En Chile del 2021, el país se polariza como resultado de los frontales enfrentamientos del pueblo con los defensores de los vestigios de la dictadura militar que, amparados en una Constitución impuesta a sangre y fuego por Pinochet, buscan mantener sus privilegios de clase. Ante la pugna popular por echar al tacho de la historia la Constitución pinochetista, y la resistencia del régimen de Piñera por mantener los preceptos constitucionales heredados de la dictadura, la clase media perdió terreno político en el país del sur, tanto así que, en las elecciones presidenciales de la primera vuelta del domingo pasado, la Democracia Cristiana ocupa un relegado cuarto lugar. No obstante, sigue ostentando el papel dirimente entre la ultraderecha y la izquierda que se enfrentarán el próximo 19 de diciembre en la segunda vuelta electoral por la presidencia de Chile. La clase media chilena, pese haber sido, históricamente, reprimida en las calles y en las cárceles junto a la militancia popular de la izquierda cuando se trató de enfrentar a la dictadura pinochetista, hoy no renuncia al coqueteo político con el fascismo.
En las jornadas callejeras de octubre del 2019, si bien el ímpetu popular desbordó a los partidos tradicionales, la clase media chilena jugó un rol clave en oponerse a la herencia dictatorial poniendo en jaque al régimen neoliberal de Sebastián Piñera. En las calles la Democracia Cristiana se manifestó por cambiar la Constitución pinochetista y crear una nueva carta magna, fruto de una constituyente. En las urnas expresó diferencias de planteamientos con la ultra derecha y con la izquierda como un síndrome esquizoide de la medianía propia de su clase.

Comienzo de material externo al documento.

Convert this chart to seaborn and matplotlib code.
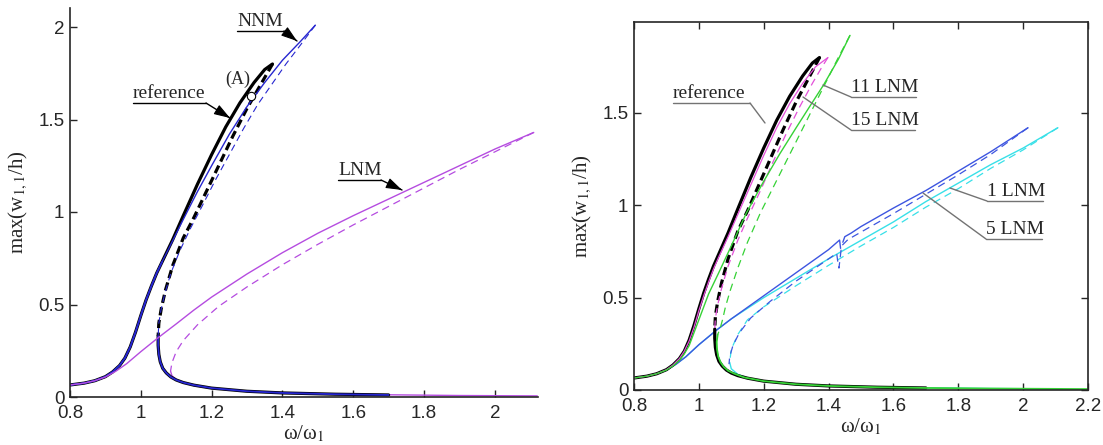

En Ecuador, la clase media criolla comienza a contradecirse en sus intereses con los propósitos de la derecha neoliberal que quiere meterle la mano al bolsillo para solventar el déficit fiscal que un gobierno incapaz de solventar, pasa la factura al país. Incluso, se autocalifica por su nombre genérico de clase media sin que nadie se escandalice y sin que lo mismo le esté permitido al proletariado. Contrariamente, en Ecuador la clase obrera tiene vergüenza de llamarse a sí misma por su nombre -prefiere calificase como «sectores populares»- y si lo hiciera, sería un escándalo a la hora de reivindicar sus derechos. He ahí un complejo de inferiodidad politica que no tiene la derecha.
Es hora de que la “clase media” aprenda las lecciones que le impone la historia. A través de esta historia los representantes políticos de su clase han jugado un rol innoble, cómplice del fascismo; sus congéneres son presa fácil de fascistizar con falsas promesas que golpean en lo más endeble de su desesperación y desorientación política de clase. Así ocurrió en Alemania y en Chile y puede ocurrir en Ecuador. Sintiéndose con poder dirimente, la clase media y sus organizaciones partidistas juegan un rol políticamente prostituido, rastrero, vendiéndose al mejor postor.
Es la hora histórica de que la clase media deje de jugar el papel vergonzante de no ser “ni chicha ni limoná” -que denunciaba Víctor Jara en su canción- y asuma el rol consecuente con sus intereses objetivos que, por definición, deberían estar siempre más cerca de pueblo y su destino de clase.